Cognitive Machine Learning Model for Soil Property Prediction and Type Classification on Geo-Spatial Data

Abstract

Advancements in the field of machine learning and deep learning have made the research on the soil property and type classification on the spatial data in the recent years with inexpensive and accurate decision making phenomenon. Machine learning techniques are found to the efficient technique that can map high-dimension spectral data to the functional properties of the soil. Most of the existing research works considered nominal regression methods for the prediction, which results in the correlation issue that leverage the actual prediction output. In this research, we proposed deep learning and machine learning methods for the prediction of the functional properties of the soil such as percent organic carbon, total nitrogen, bulk density, pH, vegetation index, water index, percent sand and clay. Methods used for the prediction are divided into two groups, (i) those that use the properties calculated from the Geo-spatial data for the property prediction (ii) those that use the features extracted from the images for the type prediction.

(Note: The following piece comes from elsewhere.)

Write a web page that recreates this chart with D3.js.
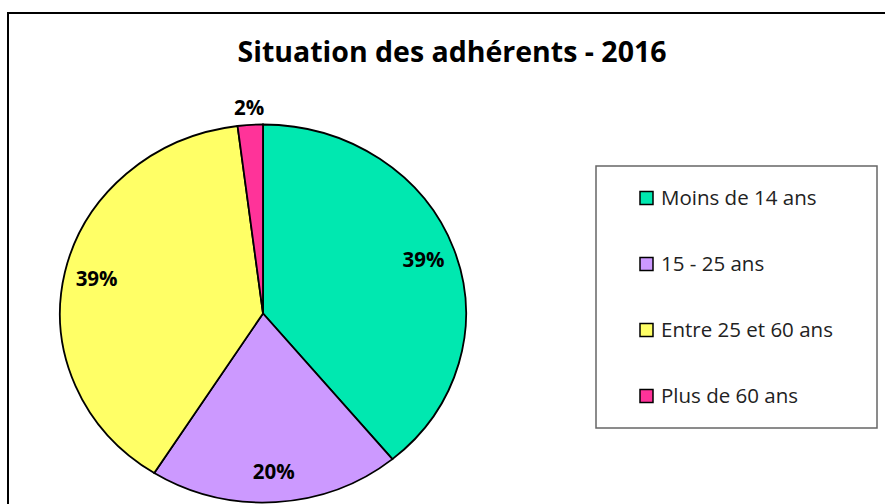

Our method is based on the learning algorithms including XGBoost, Support Vector Machine, Faster-Region Based Convolution Neural Network and Random Forest classifier. The implementation is tested on the Geo-spatial data and nominal soil type data and are observed with promising results over property and soil type prediction.. In soil studies with data modelling, there is a need to consider of fluctuation in relations between soil property and its sorts.